Alexander Smirdin tried to publish good books. After inheriting Plavilshchikov’s bookshop, he made certain to emphasize its metamorphosis. In 1831, he bought a house on Nevsky Prospect and held a big “housewarming” celebration to mark the opening of his establishment, inviting all the best writers of the day. Then he did everything he could to ensure that his store would become a gathering place for anyone with an interest in literature, that his library would be a place where people could take out books at a price many could afford, that his journal, Library for Reading (Biblioteka dlya chteniya), would provide entertaining and accessible reading to a large audience.
Alas, it was Smirdin’s very love of books that was his downfall. He may have come up with brilliant advertisements and been blessed with business acumen, but he always put books and their authors before money. Smirdin became the first person in Russia who began to offer writers reasonable compensation. In the 18th century, authors had not been paid for their work. Writers either were supported by wealthy patrons or were themselves wealthy, following their literary pursuits in their hours of leisure. In the early 19th century, the situation changed. By the Pushkin era, writers were attempting to live by their literary labor and did not hide the fact that this was their main and sole occupation. It was still not a simple matter, however, to make a living as a writer. Yet those who were being published by Smirdin had nothing to complain about. And it can be said to his credit that he had wonderful taste. There were rumors that Pushkin received ten rubles a line from Smirdin – in those days that would have been the price of an entire book – and Krylov was given 300 rubles per fable. He also paid less famous authors fairly.

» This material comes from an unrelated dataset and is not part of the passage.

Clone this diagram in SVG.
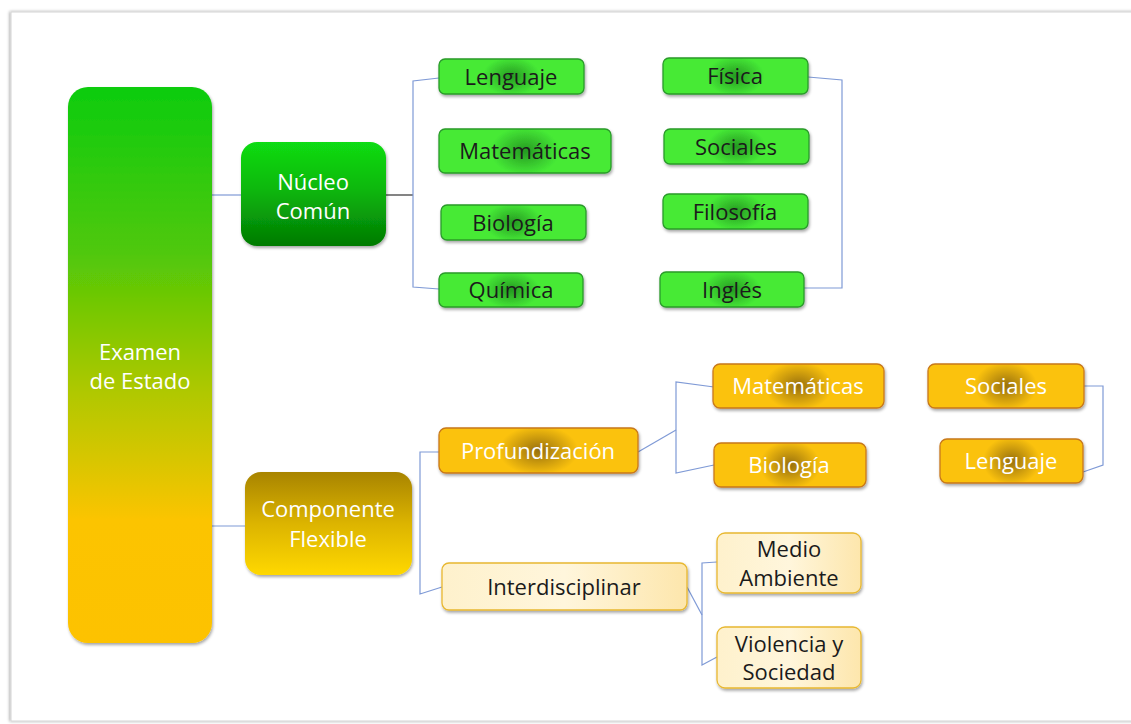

This did not end well. By the late 1840s, the famous publisher was up to his ears in debt. His Library for Reading could be found in every educated provincial home in Russia and his shop on Nevsky Prospect was a fashionable meeting place, but money slipped through his fingers like sand. The government tried to help the popular publisher and held several lotteries to benefit him.
Alas, he did not have the will to reduce writers’ fees. As a result, all his businesses went bankrupt and he was forced to sell his house. He tried to stabilize the situation by sending books out into the provinces, but it was all in vain. The man who had done so much for Russian culture developed a serious mental illness. In September 1857, Alexander Filippovich Smirdin died.
Smirdin’s business may have failed, but the undertaking he began left its mark. If we look at the subsequent history of Russian book publishing, in every era we see talented booksellers trying to publish good and affordable books read by hundreds of thousands of people throughout the country: Sytin and Soldatenkov, Surovin and Sabashnikov, the literary supplement to the popular magazine The Cornfield (Niva), Gorky’s World Literature...
Today, when we hear constant talk about the death of literature, about the younger generation not reading and movies (along with television, computers, and the Internet) replacing books, in Moscow there is a proliferation of cafés that also serve as bookstores. Romance novels and idiotic mysteries are on display everywhere, but all bookstores also carry inexpensive editions of the classics and the best contemporary novels. Books are sold in supermarkets, in theater lobbies and in the metro. After all, “You can’t sell inspiration, but you can sell a manuscript,” as the bookseller remarked in Pushkin’s “Conversation between a Bookseller and a Poet.” We are all lucky to have it that way.